Rows from a dataset of charts and code
++++++++

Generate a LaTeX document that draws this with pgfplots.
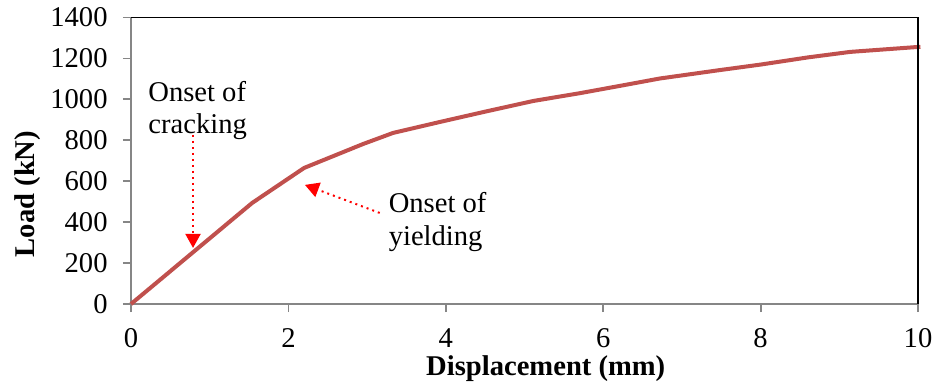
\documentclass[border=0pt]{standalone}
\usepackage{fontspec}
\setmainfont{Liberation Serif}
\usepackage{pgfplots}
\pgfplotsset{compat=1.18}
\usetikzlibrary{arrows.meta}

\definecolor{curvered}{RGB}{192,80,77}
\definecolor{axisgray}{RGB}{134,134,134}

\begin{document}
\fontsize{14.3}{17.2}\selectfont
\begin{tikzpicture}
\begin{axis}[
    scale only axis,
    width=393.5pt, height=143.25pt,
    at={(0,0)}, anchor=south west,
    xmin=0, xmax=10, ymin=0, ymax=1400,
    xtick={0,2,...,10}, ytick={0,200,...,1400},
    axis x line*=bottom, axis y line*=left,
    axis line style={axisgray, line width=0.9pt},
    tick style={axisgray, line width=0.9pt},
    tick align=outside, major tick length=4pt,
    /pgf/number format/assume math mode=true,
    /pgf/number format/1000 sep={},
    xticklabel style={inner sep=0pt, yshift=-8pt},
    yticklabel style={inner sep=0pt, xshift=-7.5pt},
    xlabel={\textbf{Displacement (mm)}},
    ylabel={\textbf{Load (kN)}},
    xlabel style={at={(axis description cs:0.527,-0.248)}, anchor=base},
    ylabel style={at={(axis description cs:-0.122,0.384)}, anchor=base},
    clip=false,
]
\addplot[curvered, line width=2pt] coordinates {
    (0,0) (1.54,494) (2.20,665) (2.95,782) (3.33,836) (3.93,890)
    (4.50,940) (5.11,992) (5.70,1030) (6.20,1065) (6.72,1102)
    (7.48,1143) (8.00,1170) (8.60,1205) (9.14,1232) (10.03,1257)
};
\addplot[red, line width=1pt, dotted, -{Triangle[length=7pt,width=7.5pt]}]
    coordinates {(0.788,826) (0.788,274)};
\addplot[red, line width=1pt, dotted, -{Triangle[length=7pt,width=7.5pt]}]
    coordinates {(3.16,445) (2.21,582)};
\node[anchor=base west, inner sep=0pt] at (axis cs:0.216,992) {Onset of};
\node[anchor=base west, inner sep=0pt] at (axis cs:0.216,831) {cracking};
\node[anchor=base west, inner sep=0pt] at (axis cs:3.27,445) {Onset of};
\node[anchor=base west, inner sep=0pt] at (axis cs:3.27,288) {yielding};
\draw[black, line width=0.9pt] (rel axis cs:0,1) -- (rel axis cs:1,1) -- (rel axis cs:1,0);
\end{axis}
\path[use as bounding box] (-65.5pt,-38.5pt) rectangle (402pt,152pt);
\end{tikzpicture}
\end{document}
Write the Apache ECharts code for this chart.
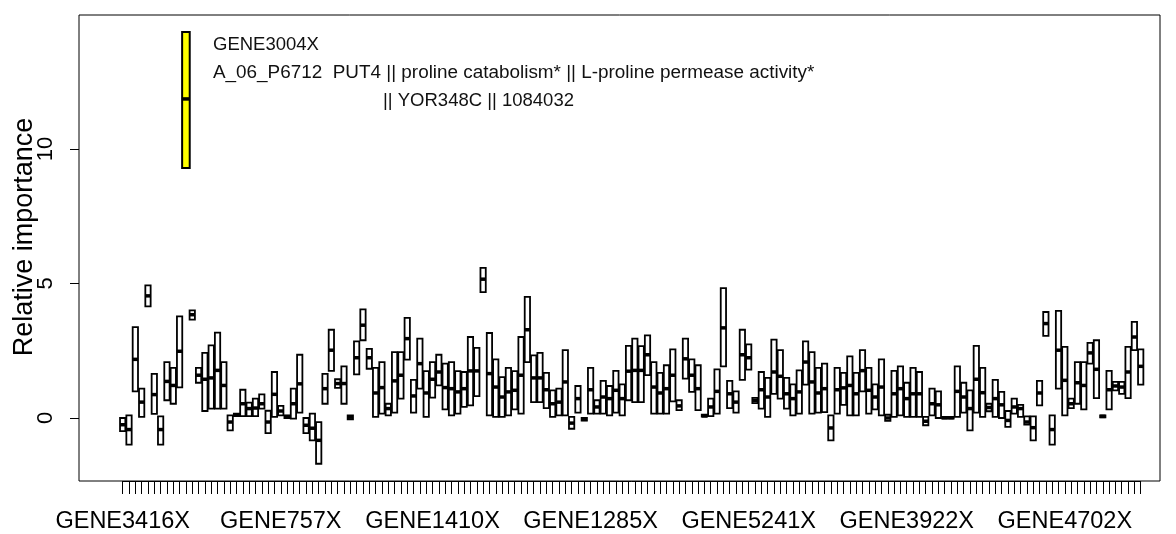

++++++++

» WORK REQUIRED
Omit the pictures, then output the rest of the listing exactly.

» OUTPUT OF THE TASK
Generate a LaTeX document that draws this with pgfplots.
\documentclass[border=0pt]{standalone}
\usepackage{fontspec}
\setmainfont{Liberation Serif}
\usepackage{pgfplots}
\pgfplotsset{compat=1.18}
\usetikzlibrary{arrows.meta}

\definecolor{curvered}{RGB}{192,80,77}
\definecolor{axisgray}{RGB}{134,134,134}

\begin{document}
\fontsize{14.3}{17.2}\selectfont
\begin{tikzpicture}
\begin{axis}[
    scale only axis,
    width=393.5pt, height=143.25pt,
    at={(0,0)}, anchor=south west,
    xmin=0, xmax=10, ymin=0, ymax=1400,
    xtick={0,2,...,10}, ytick={0,200,...,1400},
    axis x line*=bottom, axis y line*=left,
    axis line style={axisgray, line width=0.9pt},
    tick style={axisgray, line width=0.9pt},
    tick align=outside, major tick length=4pt,
    /pgf/number format/assume math mode=true,
    /pgf/number format/1000 sep={},
    xticklabel style={inner sep=0pt, yshift=-8pt},
    yticklabel style={inner sep=0pt, xshift=-7.5pt},
    xlabel={\textbf{Displacement (mm)}},
    ylabel={\textbf{Load (kN)}},
    xlabel style={at={(axis description cs:0.527,-0.248)}, anchor=base},
    ylabel style={at={(axis description cs:-0.122,0.384)}, anchor=base},
    clip=false,
]
\addplot[curvered, line width=2pt] coordinates {
    (0,0) (1.54,494) (2.20,665) (2.95,782) (3.33,836) (3.93,890)
    (4.50,940) (5.11,992) (5.70,1030) (6.20,1065) (6.72,1102)
    (7.48,1143) (8.00,1170) (8.60,1205) (9.14,1232) (10.03,1257)
};
\addplot[red, line width=1pt, dotted, -{Triangle[length=7pt,width=7.5pt]}]
    coordinates {(0.788,826) (0.788,274)};
\addplot[red, line width=1pt, dotted, -{Triangle[length=7pt,width=7.5pt]}]
    coordinates {(3.16,445) (2.21,582)};
\node[anchor=base west, inner sep=0pt] at (axis cs:0.216,992) {Onset of};
\node[anchor=base west, inner sep=0pt] at (axis cs:0.216,831) {cracking};
\node[anchor=base west, inner sep=0pt] at (axis cs:3.27,445) {Onset of};
\node[anchor=base west, inner sep=0pt] at (axis cs:3.27,288) {yielding};
\draw[black, line width=0.9pt] (rel axis cs:0,1) -- (rel axis cs:1,1) -- (rel axis cs:1,0);
\end{axis}
\path[use as bounding box] (-65.5pt,-38.5pt) rectangle (402pt,152pt);
\end{tikzpicture}
\end{document}
Write the Apache ECharts code for this chart.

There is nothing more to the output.